Occupation: Software engineer, technologist, and entrepreneur.
Years living in Portsmouth: 11
Prior public service experience: Two-term city councilor; president of Portsmouth Public Media board; community volunteer (food drives, painting food pantry and WSCA office, halfway house); church board and committees.
How often do you walk into downtown or use public transportation? What can the city do to encourage more pedestrian traffic and public transit use?
I walk downtown almost daily, and occasionally I use the bus, but not often. Portsmouth is well on track as a walking and biking community. Initiatives are in place to develop bike lanes along major streets. The only un-walkable development is the new Harbor Corp building design, which closes off a walking route from Vaughan Mall through Portwalk and onto Vaughan Street to 3S Artspace. This is very unfortunate. We would need a pedestrian crossing easement over the railroad tracks, of course, but I’d like Harbor Corp to reconsider its design and not block a Vaughan Mall to Vaughan Street walkway, which would be a tremendous public benefit.
How would you address growth and development throughout Portsmouth?
Growth and development are good for Portsmouth, but not unrestrained growth. We must continue to protect the historic character of the city, where it makes sense, and allow for more modern developments elsewhere. The North End is a good location for the latter, as are the commercial areas of the West End and Route 1. The key is to have clear and concise zoning ordinances with a lot of community input. We are doing that.
What can the city do to restore public confidence in the police department and the police commission?
Building confidence in the police department will require action by the police commission and police management to address recent controversies with honesty and transparency. If the past is merely covered over with calls to “move forward,” but without corrections, then the community will not be convinced that anything is fixed. Good character and integrity lead to respect and confidence. So, let’s see more of that. Also, the police officers themselves are caught in the middle and I think they do a good job and deserve the respect they are due.
How can Portsmouth encourage the development of more affordable and workforce housing?

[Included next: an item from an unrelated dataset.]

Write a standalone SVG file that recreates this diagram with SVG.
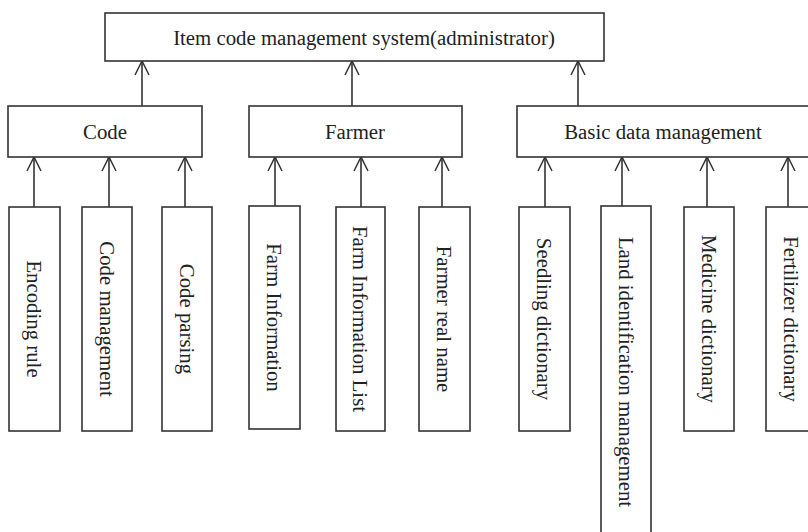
<svg xmlns="http://www.w3.org/2000/svg" width="808" height="532" viewBox="0 0 808 532">
<defs>
<marker id="arr" markerUnits="userSpaceOnUse" markerWidth="20" markerHeight="20" viewBox="-16 -10 20 20" refX="0" refY="0" orient="auto" overflow="visible">
<path d="M-14,-7 L0,0 L-14,7" fill="none" stroke="#333" stroke-width="1.5"/>
</marker>
</defs>
<style>
.box{fill:#fff;stroke:#333;stroke-width:1.6}
.t{font-family:"Liberation Serif","Times New Roman",serif;font-size:20.8px;fill:#222;text-anchor:middle;dominant-baseline:central}
.c{stroke:#333;stroke-width:1.6;fill:none}
</style>
<rect width="808" height="532" fill="#fff"/>
<g id="connectors">
<line class="c" x1="142" y1="106" x2="142" y2="61" marker-end="url(#arr)"/>
<line class="c" x1="352" y1="106" x2="352" y2="61" marker-end="url(#arr)"/>
<line class="c" x1="578" y1="106" x2="578" y2="61" marker-end="url(#arr)"/>
<line class="c" x1="34" y1="207" x2="34" y2="157" marker-end="url(#arr)"/>
<line class="c" x1="109" y1="207" x2="109" y2="157" marker-end="url(#arr)"/>
<line class="c" x1="185" y1="207" x2="185" y2="157" marker-end="url(#arr)"/>
<line class="c" x1="275" y1="206" x2="275" y2="157" marker-end="url(#arr)"/>
<line class="c" x1="361" y1="207" x2="361" y2="157" marker-end="url(#arr)"/>
<line class="c" x1="442" y1="207" x2="442" y2="157" marker-end="url(#arr)"/>
<line class="c" x1="545" y1="207" x2="545" y2="157" marker-end="url(#arr)"/>
<line class="c" x1="622" y1="206" x2="622" y2="157" marker-end="url(#arr)"/>
<line class="c" x1="707" y1="207" x2="707" y2="157" marker-end="url(#arr)"/>
<line class="c" x1="788" y1="207" x2="788" y2="157" marker-end="url(#arr)"/>
</g>
<g id="root">
<rect class="box" x="105" y="13" width="499" height="48"/>
<text class="t" x="364" y="37">Item code management system(administrator)</text>
</g>
<g id="code">
<rect class="box" x="8" y="106" width="194" height="51"/>
<text class="t" x="105" y="131">Code</text>
</g>
<g id="farmer">
<rect class="box" x="249" y="106" width="213" height="51"/>
<text class="t" x="355" y="131">Farmer</text>
</g>
<g id="basic">
<rect class="box" x="517" y="106" width="300" height="51"/>
<text class="t" x="663" y="131">Basic data management</text>
</g>
<g id="encoding-rule">
<rect class="box" x="9" y="207" width="51" height="224"/>
<text class="t" transform="translate(34.5,319) rotate(90)">Encoding rule</text>
</g>
<g id="code-management">
<rect class="box" x="82" y="207" width="50" height="224"/>
<text class="t" transform="translate(107,319) rotate(90)">Code management</text>
</g>
<g id="code-parsing">
<rect class="box" x="162" y="207" width="50" height="224"/>
<text class="t" transform="translate(187,319) rotate(90)">Code parsing</text>
</g>
<g id="farm-information">
<rect class="box" x="249" y="206" width="51" height="223"/>
<text class="t" transform="translate(274.5,317.5) rotate(90)">Farm Information</text>
</g>
<g id="farm-information-list">
<rect class="box" x="336" y="207" width="49" height="224"/>
<text class="t" transform="translate(360.5,319) rotate(90)">Farm Information List</text>
</g>
<g id="farmer-real-name">
<rect class="box" x="419" y="207" width="51" height="224"/>
<text class="t" transform="translate(444.5,319) rotate(90)">Farmer real name</text>
</g>
<g id="seedling-dictionary">
<rect class="box" x="519" y="207" width="51" height="224"/>
<text class="t" transform="translate(544.5,319) rotate(90)">Seedling dictionary</text>
</g>
<g id="land-identification-management">
<rect class="box" x="601" y="206" width="50" height="340"/>
<text class="t" transform="translate(626,372) rotate(90)">Land identification management</text>
</g>
<g id="medicine-dictionary">
<rect class="box" x="684" y="207" width="50" height="224"/>
<text class="t" transform="translate(709,319) rotate(90)">Medicine dictionary</text>
</g>
<g id="fertilizer-dictionary">
<rect class="box" x="766" y="207" width="51" height="224"/>
<text class="t" transform="translate(791.5,319) rotate(90)">Fertilizer dictionary</text>
</g>
</svg>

For workforce housing to work, zoning ordinances must be adjusted to allow for denser residential development. Space has a cost, so if that cost is too high for workers, then we need to address the allowable sizes of unit, the height of buildings, and how setback is allowed. Also, if micro-housing is needed, we will have to change the ordinances to accommodate. Parking requirements may also need to be addressed.
What role should the council have in working with the Prescott Park Arts Festival to address residents’ complaints about noise?
I’ve written a memo to the city council on this subject. In it, I suggest that the city hire a negotiator to develop a proper contract, to ask the mayor’s committee to compile a list of contract terms, with community input, and to also open the management of the festival to competing event management organizations. Then, the council should review and approve the contract prior to granting it.
How can Portsmouth respond and adapt to the impacts of climate change?
Fortunately, climate change is very slow! If we see ocean levels starting to rise, we should consider protective barriers. But, that is just the impact side. The real question is what can the city do to mitigate climate change. But, this topic is starting to get confused. We used to call it global warming, but now it looks like that may not happen, thus the topic name change. But, all the things we were to do under global warming are still valid to undertake, such as a reduction in the use of carbon-based fuels, and recycling and reuse of materials.
What is one recent change for the better in the city, and one you hope to champion as a councilor?
This council put in motion and funded the development of bike lanes and other walkability projects. This is an important safety issue, besides encouraging non-vehicle and pedestrian traffic. But, the most important issue, in my opinion, and one that I will champion, is government transparency. We have a long way to go, but we have made some progress on the city council level. Transparency needs to be addressed in city departments and land use boards.
What was the most recent cultural event you attended in Portsmouth?
The most recent event was the African Burying Ground ceremonies, which were profound. But, I also want to mention TEDx Piscataqua River. TEDx brings in several presentations on a variety of topics. One local presenter, Sara Curry, owner of Bikram Yoga located in the West End, spoke on the wide-ranging healing powers of hot yoga. I was intrigued. So, when my doctor, to paraphrase, told me to live fit or die, I thought of Sara and joined her studio’s yoga classes. My health is markedly improving!
What is the most important issue facing the city that no one is talking about yet?
The most important issue is government transparency, but that is already in discussion. An issue not yet being discussed, though related to transparency, is who controls city government. My view is that residents are in charge and I will always fight for that. But, in practice, there are many other influencers whose influence is not always in the best of interest of residents, especially when money is involved. We all complain about Wall Street and corporate influence in Washington, D.C., and even to a degree at the state level. But, it happens locally as well. We need an open and frank discussion on this. Perhaps it’s time for that.